DOJ Won’t Charge Lois Lerner With Contempt
Eric Holder’s Justice Department informed congressional Republicans this week that it will not seek charges against former IRS official Lois Lerner for criminal contempt.
In a seven-page letter to Republicans this week, former D.C. U.S. attorney Ronald Machen explained that while the Oversight Committee “followed proper procedures” when it told Lerner that it rejected her Fifth Amendment plea, DOJ lawyers determined that Lerner “did not waive her Fifth Amendment right by making an opening statement on May 22, 2013, because she made only a general claims of innocence.”
“Given that assessment, we have further concluded that it is not appropriate for a United States attorney to present the matter to the grand jury for action where, as here, the Constitution prevents the witness from being prosecuted for contempt,” concluded Machen.
Machen’s office had been reviewing the committee’s criminal contempt case against Lerner since the House approved the resolution in May 2014.
Lerner’s camp cheered the news, her attorney William Taylor III saying that any “serious and impartial” examination of the events would come to the same conclusion. In his response, Taylor also worked in a predictable jab at Republicans, saying, “It is unfortunate that the majority party in the House put politics before a citizen’s constitutional rights.”
Republicans have accused the former IRS chief of using her division to single out conservative nonprofit groups for political purposes. The controversy was heightened when the IRS claimed it had “lost” two years of emails in 2011 due to crash. Despite stating that those emails were permanently lost, the IRS inspector general later announced that the “lost” emails had been located. Politico provides some background:
Lerner, who led the IRS unit that subjected conservative nonprofits to additional scrutiny, quickly became the face of the scandal when she revealed the practice during an obscure tax conference on May 9, 2013. At the time, Lerner and the IRS blamed “frontline” employees in the agency’s Cincinnati office for any violations, though later it became clear that IRS headquarters in Washington, D.C. was holding up approval of the nonprofit groups’ tax status for years at time.
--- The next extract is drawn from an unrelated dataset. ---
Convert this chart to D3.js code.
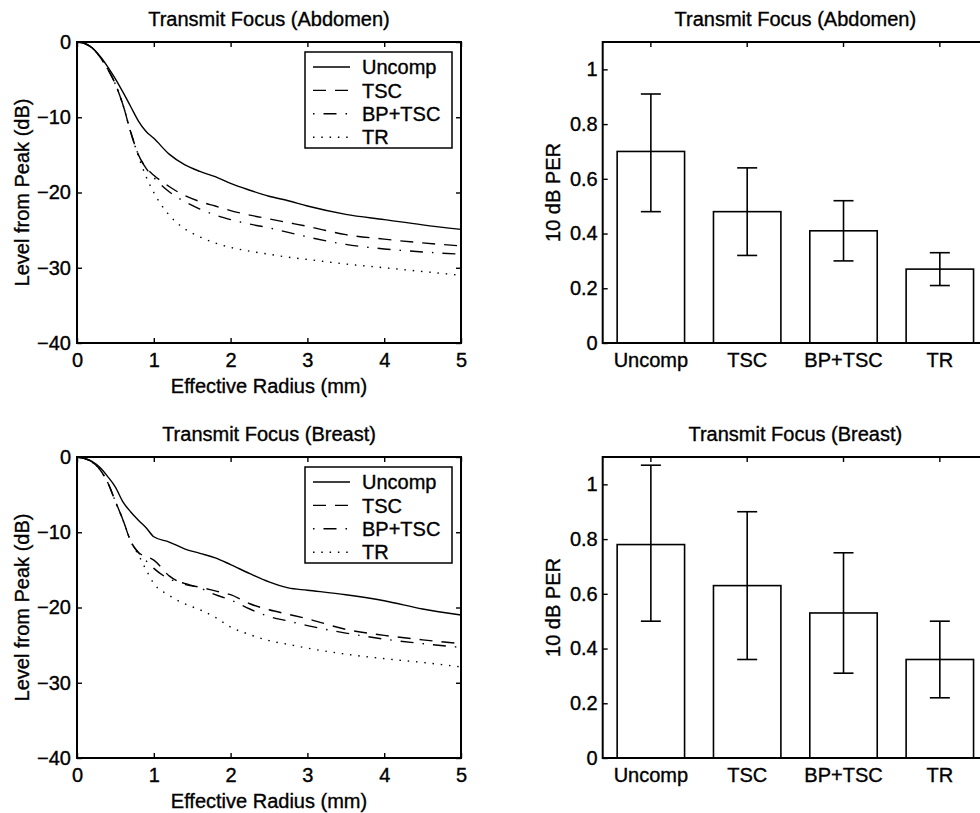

When initially summoned to Capitol Hill to answer for the scandal in May 2013, Lerner took the Fifth Amendment and refused to answer questions. Lawmakers would eventually hold her in contempt of Congress when she, again, asserted her Fifth Amendment privilege at the second hearing in March 2014.
GOP investigators on both the House Oversight and the Ways and Means committees have released numerous emails showing Lerner’s liberal political leanings. They’ve accused her of bias in the workplace, including using her position to try to persuade IRS auditors to probe and reject the nonprofit application for Karl Rove’s influential Crossroads GPS.
Meanwhile, the FBI continues its investigation of Lerner’s alleged discriminatory acts against conservative nonprofits. Lerner’s lawyer maintains she has cooperated with the FBI’s investigation.